Princess Ana wants Teresa to use her place for the new foundation: Pastrana (Guadalajara, Castille). Mother is against it; but once the Lord told her to go, she went there immediately. She comments to Isabel, already her nun: “To reach perfection does not consist in obtaining mercies, neither in having the gift of tongues or the spirit of prophecy, but in conforming our own will to God’s will, in such a way that anything that He wants we want also, and accept it joyfully, whether it is tasteful or bitter.”

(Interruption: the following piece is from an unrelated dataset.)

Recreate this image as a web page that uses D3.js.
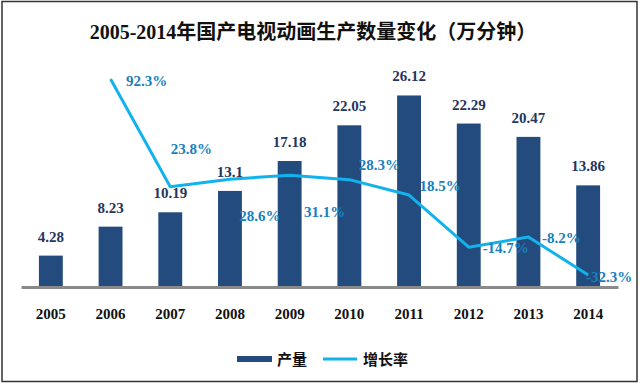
<!DOCTYPE html>
<html>
<head>
<meta charset="utf-8">
<script src="https://cdn.jsdelivr.net/npm/d3@7"></script>
<style>
  body { margin: 0; background: #fff; }
  svg { display: block; }
</style>
</head>
<body>
<div class="chart"></div>
<script>
// chart data
var years = ["2005", "2006", "2007", "2008", "2009", "2010", "2011", "2012", "2013", "2014"];
var output = [4.28, 8.23, 10.19, 13.1, 17.18, 22.05, 26.12, 22.29, 20.47, 13.86];
var growth = [null, 92.3, 23.8, 28.6, 31.1, 28.3, 18.5, -14.7, -8.2, -32.3];
var growthLabels = ["", "92.3%", "23.8%", "28.6%", "31.1%", "28.3%", "18.5%", "-14.7%", "-8.2%", "-32.3%"];

// where each growth label sits relative to its point (as in the original)
var labelDx = [0, 36, 21, 30, 35, 30, 31, 37, 33, 21];
var labelDy = [0, 2, -38, 37, 37, -15, -9, 1, 1, 2];

var svgWidth = 640;
var svgHeight = 385;

var serif = "'Liberation Serif', 'Times New Roman', 'Noto Sans CJK SC', serif";

var svg = d3.select(".chart")
  .append("svg")
  .attr("width", svgWidth)
  .attr("height", svgHeight);

// frame
svg.append("rect")
  .attr("x", 2)
  .attr("y", 1.5)
  .attr("width", 635)
  .attr("height", 380)
  .attr("fill", "#fff")
  .attr("stroke", "#333")
  .attr("stroke-width", 1.5);

// title
svg.append("text")
  .attr("x", 313)
  .attr("y", 32)
  .attr("dominant-baseline", "central")
  .attr("text-anchor", "middle")
  .attr("font-family", serif)
  .attr("font-weight", "bold")
  .attr("font-size", "20px")
  .attr("fill", "#111")
  .text("2005-2014年国产电视动画生产数量变化（万分钟）");

// scales
var x = d3.scaleBand()
  .domain(years)
  .range([21, 618])
  .paddingInner(0.6)
  .paddingOuter(0.3);

var y = d3.scaleLinear()
  .domain([0, 30])
  .range([287, 67]);

var y2 = d3.scaleLinear()
  .domain([-40, 100])
  .range([287, 67]);

// bars
svg.selectAll(".bar")
  .data(output)
  .enter()
  .append("rect")
  .attr("class", "bar")
  .attr("x", (d, i) => x(years[i]))
  .attr("y", d => y(d))
  .attr("width", x.bandwidth())
  .attr("height", d => y(0) - y(d))
  .attr("fill", "#234b7d");

// bar value labels
svg.selectAll(".barLabel")
  .data(output)
  .enter()
  .append("text")
  .attr("class", "barLabel")
  .attr("x", (d, i) => x(years[i]) + x.bandwidth() / 2)
  .attr("y", d => y(d) - 19)
  .attr("dominant-baseline", "central")
  .attr("text-anchor", "middle")
  .attr("font-family", serif)
  .attr("font-weight", "bold")
  .attr("font-size", "15px")
  .attr("fill", "#1f3660")
  .text(d => d);

// x axis
var xAxis = svg.append("g")
  .attr("transform", `translate(0, ${y(0)})`)
  .call(d3.axisBottom(x).tickSize(0).tickPadding(21));

xAxis.select(".domain")
  .attr("stroke", "#8a8a8a")
  .attr("stroke-width", 3);

xAxis.selectAll("text")
  .attr("font-family", serif)
  .attr("font-weight", "bold")
  .attr("font-size", "15px")
  .attr("fill", "#111");

// growth rate line
var pts = growth.map((g, i) => ({ year: years[i], g: g, i: i })).filter(d => d.g !== null);

var line = d3.line()
  .x(d => x(d.year) + x.bandwidth() / 2)
  .y(d => y2(d.g));

svg.append("path")
  .datum(pts)
  .attr("d", line)
  .attr("fill", "none")
  .attr("stroke", "#12b2ec")
  .attr("stroke-width", 3)
  .attr("stroke-linejoin", "round");

svg.selectAll(".pctLabel")
  .data(pts)
  .enter()
  .append("text")
  .attr("class", "pctLabel")
  .attr("x", d => x(d.year) + x.bandwidth() / 2 + labelDx[d.i])
  .attr("y", d => y2(d.g) + labelDy[d.i])
  .attr("dominant-baseline", "central")
  .attr("text-anchor", "middle")
  .attr("font-family", serif)
  .attr("font-weight", "bold")
  .attr("font-size", "15px")
  .attr("fill", "#1a7fbd")
  .text(d => growthLabels[d.i]);

// legend
var legend = svg.append("g");

legend.append("rect")
  .attr("x", 237)
  .attr("y", 356)
  .attr("width", 35)
  .attr("height", 6)
  .attr("fill", "#234b7d");

legend.append("text")
  .attr("x", 277)
  .attr("y", 360)
  .attr("dominant-baseline", "central")
  .attr("font-family", serif)
  .attr("font-weight", "bold")
  .attr("font-size", "15px")
  .attr("fill", "#111")
  .text("产量");

legend.append("line")
  .attr("x1", 323)
  .attr("x2", 357)
  .attr("y1", 359)
  .attr("y2", 359)
  .attr("stroke", "#12b2ec")
  .attr("stroke-width", 3);

legend.append("text")
  .attr("x", 363)
  .attr("y", 360)
  .attr("dominant-baseline", "central")
  .attr("font-family", serif)
  .attr("font-weight", "bold")
  .attr("font-size", "15px")
  .attr("fill", "#111")
  .text("增长率");
</script>
</body>
</html>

When in the palace of the Prince Guy Gomez – closest councilor of the king –  and her wife Princess Ana in Pastrana, Teresa and Isabel suffered much with the nocturnal long celebrations of the palace: songs, dances, poems… One night they could not sleep at all, due to the noise of the dancers and the music. “Let us dance,” Teresa smiling asked Isabel: “Facing an unfortunate situation, it is better to laugh than to cry, so that the devil will be angry.” Mother Teresa tells Sor Isabel that she is Prioress of the Monastery of Pastrana, the young nun felt scared and incapable. Teresa consoles her: “Everything becomes easy when there is love. Love is the only medicine that heals the wrinkles of the soul.”

Mother Teresa was disillusioned with the monastery the Princess had built and more so with the Princess who wanted to control Teresa and her nuns as if they were her property. So one night Teresa took her nuns out of Pastrana.  

The Princess fought a last battle: after reading Teresa’s Book of Life, Ana Mendoza decided to accuse her – she did – before the Inquisition as an illumined one and a heretic. Her husband loved the Book and praised it. The arrogant Princess reacted: This is a worthless book “for many reasons”; moreover, “all her spiritual reflections are more boring than the sermon of a Dominican.” It was an outstanding Dominican theologian, Domingo Bañez, who, after reading the book, praised it and approved it for publication. 

 (Mother Teresa died in 1582, in Alba de Tormes (Salamanca) and the Princess of Éboli in 1582, in her Palace of Pastrana, where she was under a sort of house arrest for her intrigues in the court of Philip II.)